I was out feeding the foster dogs and Rosco started growling, snarling, and barking viciously: his back was up and teeth showing. But he was facing the back of the kennels. “What in the world is going on here?” I wondered, and I began looking to see what he was so upset about.
Then I realized: the setting sun was casting my shadow on the back wall of the kennels and he was trying to defend us all from this dark intruder.
Rosco is a knucklehead sometimes, but quite devoted.
Not much progress this week. He’s a little better at leash walking, but I have to keep him of a really short lead or he runs circles around me and binds my legs. He also still has the bad habit of refusing to pee in the yard, but waiting until he’s back in his room, then squatting like a girl and flooding his room again.

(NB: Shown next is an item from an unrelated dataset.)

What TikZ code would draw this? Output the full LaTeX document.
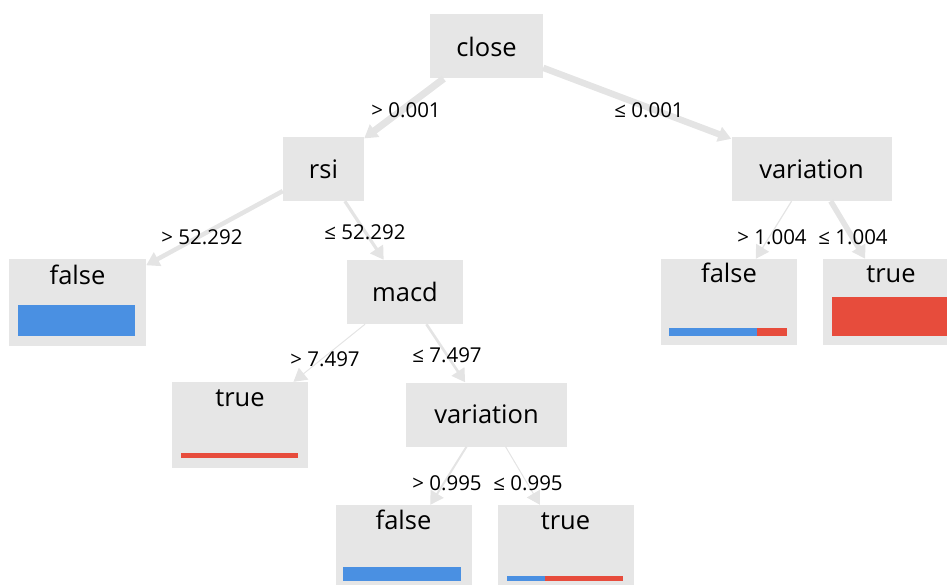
\documentclass[tikz,border=0pt]{standalone}
\usepackage{fontspec}
\setmainfont{Open Sans}
\usetikzlibrary{arrows.meta}
\definecolor{nodegray}{RGB}{230,230,230}
\definecolor{edgegray}{RGB}{228,228,228}
\definecolor{barblue}{RGB}{74,144,226}
\definecolor{barred}{RGB}{231,76,60}
\begin{document}
\begin{tikzpicture}[x=1pt,y=-1pt,
  inner/.style={fill=nodegray, minimum height=64pt, inner sep=0pt, font=\fontsize{25.5}{30}\selectfont},
  leaf/.style={fill=nodegray, minimum width=136pt, minimum height=86pt, inner sep=0pt},
  leaftext/.style={anchor=base, font=\fontsize{25.5}{30}\selectfont, inner sep=0pt},
  cond/.style={font=\fontsize{20.5}{24}\selectfont, inner sep=0pt},
  edge/.style={draw=edgegray, -{Triangle[length=13pt,width=15pt]}}]
\clip (0,0) rectangle (947,585);
% internal nodes
\node[inner, minimum width=113pt] (close) at (486.5,46.5) {close};
\node[inner, minimum width=81pt] (rsi) at (323.5,169) {rsi};
\node[inner, minimum width=160pt] (varR) at (811.5,169) {variation};
\node[inner, minimum width=116pt] (macd) at (405,292) {macd};
\node[inner, minimum width=161pt] (varM) at (486.5,414.5) {variation};
% leaves
\node[leaf, minimum width=137pt] (falseL) at (77.5,302.5) {};
\node[leaf] (falseR) at (729,302) {};
\node[leaf] (trueR) at (891,302) {};
\node[leaf] (trueM) at (240,425) {};
\node[leaf] (falseB) at (403.5,548) {};
\node[leaf] (trueB) at (565.5,548) {};
% leaf texts
\node[leaftext] (tfalseL) at (77.5,284) {false};
\node[leaftext] (tfalseR) at (729,283) {false};
\node[leaftext] (ttrueR) at (891,283) {true};
\node[leaftext] (ttrueM) at (240,406) {true};
\node[leaftext] (tfalseB) at (403.5,529) {false};
\node[leaftext] (ttrueB) at (565.5,529) {true};
% bars
\fill[barblue] (18,305) rectangle (135,336);
\fill[barblue] (669,328) rectangle (757,336);
\fill[barred] (757,328) rectangle (787,336);
\fill[barred] (832,297) rectangle (950,336);
\fill[barred] (181,453) rectangle (298,458);
\fill[barblue] (343,567) rectangle (461,581);
\fill[barblue] (507,576) rectangle (545,581);
\fill[barred] (545,576) rectangle (623,581);
% edges
\draw[edge, line width=7pt] (close) -- (rsi);
\draw[edge, line width=6.5pt] (close) -- (varR);
\draw[edge, line width=4.5pt] (rsi) -- (falseL);
\draw[edge, line width=3.2pt] (rsi) -- (macd);
\draw[edge, line width=1pt] (macd) -- (trueM);
\draw[edge, line width=2.6pt] (macd) -- (varM);
\draw[edge, line width=2pt] (varM) -- (falseB);
\draw[edge, line width=1pt] (varM) -- (trueB);
\draw[edge, line width=1.2pt] (varR) -- (falseR);
\draw[edge, line width=5.5pt] (varR) -- (trueR);
% conditions
\node[cond] (c1) at (406,110) {> 0.001};
\node[cond] (c2) at (649,110) {≤ 0.001};
\node[cond] (c3) at (202,237) {> 52.292};
\node[cond] (c4) at (365,232) {≤ 52.292};
\node[cond] (c5) at (325,359) {> 7.497};
\node[cond] (c6) at (447,355) {≤ 7.497};
\node[cond] (c7) at (447,483) {> 0.995};
\node[cond] (c8) at (528,483) {≤ 0.995};
\node[cond] (c9) at (772,237) {> 1.004};
\node[cond] (c10) at (853,237) {≤ 1.004};
\end{tikzpicture}
\end{document}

There was another dog that a rescue wanted to pull from Animal Control, and wanted me to foster for a few weeks. But I didn’t have room since none of my current fosters are ready to be in-house dogs. SO I decided to build another kennel. A temporary job, but secure and comfy. Given Rosco’s propensity to pee all over, I decided to move him into the temp-kennel and let Ford have Kennel #2 — once I’d power washed and sanitized it really well.
Well, Ford got pulled by another agency the day before I finished this kennel. I had to make a door from scratch, that took longer than I’d thought. But Rosco seems to actually be happier where he is than he ever was in the “good” kennel. Probably because he’d been on dirt since he was born, and that’s what he’s used to. He’s drinking less water, peeing less, and is willing to use the yard. Go figure!
The past month has seen slow improvement in Rosco’s behavior. He has come to the realization that he gets more affection when he is not a whirling dervish trying to demand my attention by nipping at my hands and tripping me. He is much better at walking on a leash. And he is doing more solo-play (exploration) in the yard, instead of being always running tight circles around my legs.
He is energetic. He will ALWAYS be energetic. His thought processes are frantic, so his attention levels are low. He is still food-centric, so training with treats is counterproductive. Using petting works better.